THE EXERCISE:
Tally the lines containing the word "this" and give the total alone.
═══ RECORDS SUPPLIED
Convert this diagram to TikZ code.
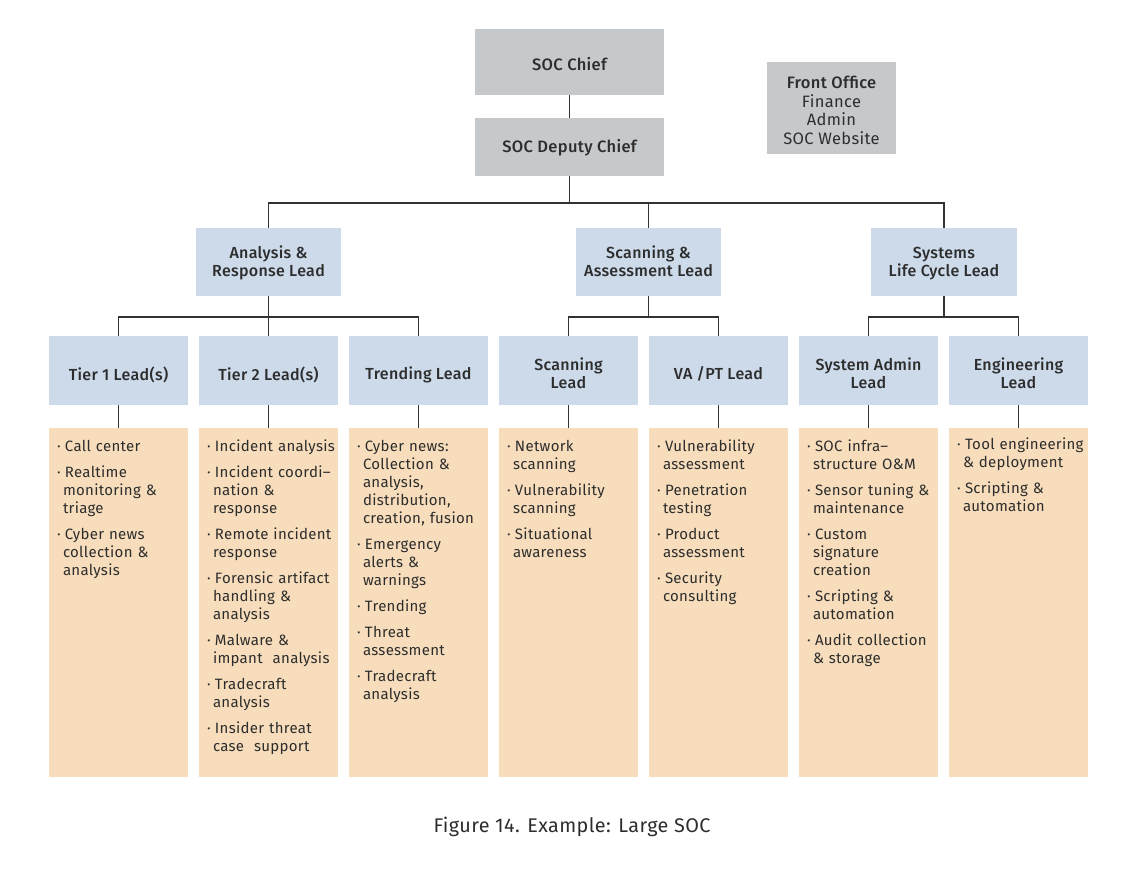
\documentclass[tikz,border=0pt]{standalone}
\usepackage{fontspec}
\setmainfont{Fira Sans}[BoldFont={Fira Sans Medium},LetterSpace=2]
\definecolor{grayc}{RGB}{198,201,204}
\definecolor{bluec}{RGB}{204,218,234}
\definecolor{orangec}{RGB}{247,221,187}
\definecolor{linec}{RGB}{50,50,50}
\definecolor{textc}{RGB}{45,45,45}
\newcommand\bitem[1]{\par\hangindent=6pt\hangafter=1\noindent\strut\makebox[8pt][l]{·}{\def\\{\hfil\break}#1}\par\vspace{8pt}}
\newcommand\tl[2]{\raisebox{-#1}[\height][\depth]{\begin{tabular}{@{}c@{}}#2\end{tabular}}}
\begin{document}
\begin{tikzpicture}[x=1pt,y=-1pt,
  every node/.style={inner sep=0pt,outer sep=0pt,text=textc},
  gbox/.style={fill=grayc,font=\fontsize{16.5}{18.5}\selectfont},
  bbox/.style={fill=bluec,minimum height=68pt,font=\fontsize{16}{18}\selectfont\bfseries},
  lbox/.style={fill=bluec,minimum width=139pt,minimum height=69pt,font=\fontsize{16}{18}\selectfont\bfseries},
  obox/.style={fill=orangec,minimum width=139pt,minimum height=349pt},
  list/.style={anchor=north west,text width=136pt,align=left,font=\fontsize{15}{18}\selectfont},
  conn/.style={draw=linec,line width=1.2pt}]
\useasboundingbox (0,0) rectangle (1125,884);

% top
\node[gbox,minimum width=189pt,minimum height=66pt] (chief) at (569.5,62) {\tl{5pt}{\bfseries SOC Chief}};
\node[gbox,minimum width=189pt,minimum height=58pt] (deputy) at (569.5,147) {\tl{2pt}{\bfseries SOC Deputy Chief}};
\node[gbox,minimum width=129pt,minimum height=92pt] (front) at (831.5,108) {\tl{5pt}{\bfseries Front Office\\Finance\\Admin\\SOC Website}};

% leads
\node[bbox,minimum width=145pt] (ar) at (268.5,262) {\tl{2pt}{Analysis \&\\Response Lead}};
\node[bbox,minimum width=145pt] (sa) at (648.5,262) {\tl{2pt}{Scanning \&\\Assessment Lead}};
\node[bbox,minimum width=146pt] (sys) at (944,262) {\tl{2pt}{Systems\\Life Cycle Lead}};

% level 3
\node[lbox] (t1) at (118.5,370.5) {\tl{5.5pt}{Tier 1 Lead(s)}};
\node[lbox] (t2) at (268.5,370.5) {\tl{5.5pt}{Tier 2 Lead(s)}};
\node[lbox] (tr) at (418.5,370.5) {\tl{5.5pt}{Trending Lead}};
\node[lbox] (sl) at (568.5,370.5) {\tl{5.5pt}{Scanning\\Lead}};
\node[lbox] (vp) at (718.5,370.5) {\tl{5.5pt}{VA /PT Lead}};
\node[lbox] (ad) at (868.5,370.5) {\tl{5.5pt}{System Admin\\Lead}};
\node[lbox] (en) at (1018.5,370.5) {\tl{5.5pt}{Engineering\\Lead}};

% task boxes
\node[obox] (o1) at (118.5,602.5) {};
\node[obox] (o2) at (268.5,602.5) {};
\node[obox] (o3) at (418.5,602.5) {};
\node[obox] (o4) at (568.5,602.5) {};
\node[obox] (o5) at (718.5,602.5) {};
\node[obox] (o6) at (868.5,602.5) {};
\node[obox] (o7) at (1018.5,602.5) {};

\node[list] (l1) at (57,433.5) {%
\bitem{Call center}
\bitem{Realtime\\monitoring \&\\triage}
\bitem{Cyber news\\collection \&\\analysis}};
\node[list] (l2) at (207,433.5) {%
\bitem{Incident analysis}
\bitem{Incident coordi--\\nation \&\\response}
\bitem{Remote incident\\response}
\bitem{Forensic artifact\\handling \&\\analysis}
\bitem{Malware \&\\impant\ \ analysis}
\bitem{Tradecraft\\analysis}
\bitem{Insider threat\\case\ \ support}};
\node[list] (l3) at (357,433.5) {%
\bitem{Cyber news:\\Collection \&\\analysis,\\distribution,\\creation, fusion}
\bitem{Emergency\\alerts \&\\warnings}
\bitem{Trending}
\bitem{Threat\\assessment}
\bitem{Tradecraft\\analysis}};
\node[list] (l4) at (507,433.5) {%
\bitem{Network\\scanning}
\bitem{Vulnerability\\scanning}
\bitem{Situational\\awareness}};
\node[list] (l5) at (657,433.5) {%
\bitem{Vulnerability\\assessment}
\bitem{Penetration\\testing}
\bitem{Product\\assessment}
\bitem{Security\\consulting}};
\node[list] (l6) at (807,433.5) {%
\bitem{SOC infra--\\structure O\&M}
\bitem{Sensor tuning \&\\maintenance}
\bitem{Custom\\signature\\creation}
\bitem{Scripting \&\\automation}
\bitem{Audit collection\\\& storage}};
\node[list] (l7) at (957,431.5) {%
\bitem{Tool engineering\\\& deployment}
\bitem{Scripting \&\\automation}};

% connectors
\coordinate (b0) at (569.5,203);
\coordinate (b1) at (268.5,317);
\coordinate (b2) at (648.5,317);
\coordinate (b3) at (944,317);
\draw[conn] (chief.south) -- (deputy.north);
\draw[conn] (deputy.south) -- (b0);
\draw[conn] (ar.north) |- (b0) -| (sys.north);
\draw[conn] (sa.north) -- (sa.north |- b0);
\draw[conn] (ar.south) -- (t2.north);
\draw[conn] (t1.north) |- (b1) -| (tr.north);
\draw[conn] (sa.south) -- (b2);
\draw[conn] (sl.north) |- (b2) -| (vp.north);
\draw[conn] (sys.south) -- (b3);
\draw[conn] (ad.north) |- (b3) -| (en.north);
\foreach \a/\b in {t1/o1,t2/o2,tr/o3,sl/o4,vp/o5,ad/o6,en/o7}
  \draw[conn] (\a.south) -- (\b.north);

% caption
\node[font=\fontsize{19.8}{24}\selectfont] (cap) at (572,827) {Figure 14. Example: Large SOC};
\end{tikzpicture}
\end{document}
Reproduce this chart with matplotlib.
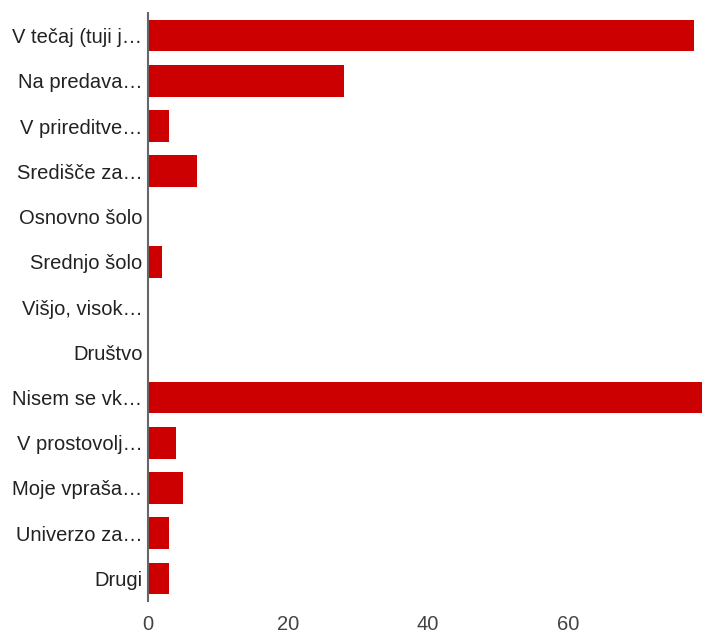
══════
RESPONSE TO THE TASK:
2